All the data should be repeated exactly. Any image in it is left out.

— Start of Available data —

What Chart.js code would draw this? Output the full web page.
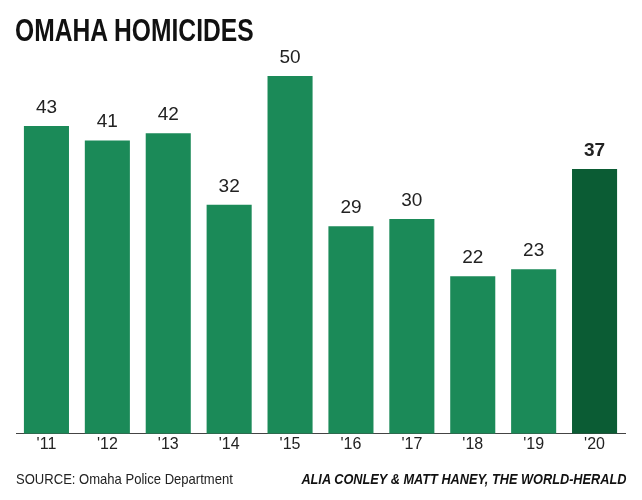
<!DOCTYPE html>
<html><head><meta charset="utf-8">
<script src="https://cdn.jsdelivr.net/npm/chart.js@4"></script>
<style>
body{margin:0;background:#fff;}
#wrap{position:relative;width:642px;height:500px;}
#title{position:absolute;left:15px;top:12px;font-family:'Liberation Sans',sans-serif;font-weight:bold;font-size:32px;color:#111;transform:scaleX(0.77);transform-origin:left top;white-space:nowrap;}
#src{position:absolute;left:16px;top:470px;font-family:'Liberation Sans',sans-serif;font-size:15px;color:#222;transform:scaleX(0.87);transform-origin:left top;white-space:nowrap;}
#cred{position:absolute;right:16px;top:470px;font-family:'Liberation Sans',sans-serif;font-size:15px;font-weight:bold;font-style:italic;color:#111;transform:scaleX(0.85);transform-origin:right top;white-space:nowrap;}
</style></head>
<body><div id="wrap"><canvas id="c" width="642" height="500"></canvas>
<div id="title">OMAHA HOMICIDES</div>
<div id="src">SOURCE: Omaha Police Department</div>
<div id="cred">ALIA CONLEY &amp; MATT HANEY, THE WORLD-HERALD</div></div>
<script>
const categories = ["'11","'12","'13","'14","'15","'16","'17","'18","'19","'20"];
const homicides = [43,41,42,32,50,29,30,22,23,37];
const colors = homicides.map((v,i)=> i===homicides.length-1 ? '#0b5c34' : '#1b8a58');
const labelPlugin = {id:'lbl',afterDatasetsDraw(chart){
  const ctx=chart.ctx; const meta=chart.getDatasetMeta(0);
  ctx.save(); ctx.textAlign='center'; ctx.textBaseline='bottom'; ctx.fillStyle='#222';
  meta.data.forEach((bar,i)=>{
    const last=i===homicides.length-1;
    ctx.font=(last?'bold ':'')+'19px "Liberation Sans", sans-serif';
    ctx.fillText(homicides[i], bar.x, bar.y-9);
  }); ctx.restore();}};
new Chart(document.getElementById('c'),{
  type:'bar',
  data:{labels:categories,datasets:[{data:homicides,backgroundColor:colors,barPercentage:0.74,categoryPercentage:1}]},
  options:{responsive:false,animation:false,
    layout:{padding:{top:76,left:16,right:17,bottom:45}},
    plugins:{legend:{display:false},tooltip:{enabled:false}},
    scales:{
      y:{display:false,min:0,max:50},
      x:{grid:{display:false,drawTicks:false,tickLength:0},border:{display:true,color:'#444'},
         ticks:{color:'#222',font:{size:16,family:'"Liberation Sans", sans-serif'},padding:1}}
    }},
  plugins:[labelPlugin]});
</script></body></html>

— End of Available data —

Response to the exercise
What Chart.js code would draw this? Output the full web page.
<!DOCTYPE html>
<html><head><meta charset="utf-8">
<script src="https://cdn.jsdelivr.net/npm/chart.js@4"></script>
<style>
body{margin:0;background:#fff;}
#wrap{position:relative;width:642px;height:500px;}
#title{position:absolute;left:15px;top:12px;font-family:'Liberation Sans',sans-serif;font-weight:bold;font-size:32px;color:#111;transform:scaleX(0.77);transform-origin:left top;white-space:nowrap;}
#src{position:absolute;left:16px;top:470px;font-family:'Liberation Sans',sans-serif;font-size:15px;color:#222;transform:scaleX(0.87);transform-origin:left top;white-space:nowrap;}
#cred{position:absolute;right:16px;top:470px;font-family:'Liberation Sans',sans-serif;font-size:15px;font-weight:bold;font-style:italic;color:#111;transform:scaleX(0.85);transform-origin:right top;white-space:nowrap;}
</style></head>
<body><div id="wrap"><canvas id="c" width="642" height="500"></canvas>
<div id="title">OMAHA HOMICIDES</div>
<div id="src">SOURCE: Omaha Police Department</div>
<div id="cred">ALIA CONLEY &amp; MATT HANEY, THE WORLD-HERALD</div></div>
<script>
const categories = ["'11","'12","'13","'14","'15","'16","'17","'18","'19","'20"];
const homicides = [43,41,42,32,50,29,30,22,23,37];
const colors = homicides.map((v,i)=> i===homicides.length-1 ? '#0b5c34' : '#1b8a58');
const labelPlugin = {id:'lbl',afterDatasetsDraw(chart){
  const ctx=chart.ctx; const meta=chart.getDatasetMeta(0);
  ctx.save(); ctx.textAlign='center'; ctx.textBaseline='bottom'; ctx.fillStyle='#222';
  meta.data.forEach((bar,i)=>{
    const last=i===homicides.length-1;
    ctx.font=(last?'bold ':'')+'19px "Liberation Sans", sans-serif';
    ctx.fillText(homicides[i], bar.x, bar.y-9);
  }); ctx.restore();}};
new Chart(document.getElementById('c'),{
  type:'bar',
  data:{labels:categories,datasets:[{data:homicides,backgroundColor:colors,barPercentage:0.74,categoryPercentage:1}]},
  options:{responsive:false,animation:false,
    layout:{padding:{top:76,left:16,right:17,bottom:45}},
    plugins:{legend:{display:false},tooltip:{enabled:false}},
    scales:{
      y:{display:false,min:0,max:50},
      x:{grid:{display:false,drawTicks:false,tickLength:0},border:{display:true,color:'#444'},
         ticks:{color:'#222',font:{size:16,family:'"Liberation Sans", sans-serif'},padding:1}}
    }},
  plugins:[labelPlugin]});
</script></body></html>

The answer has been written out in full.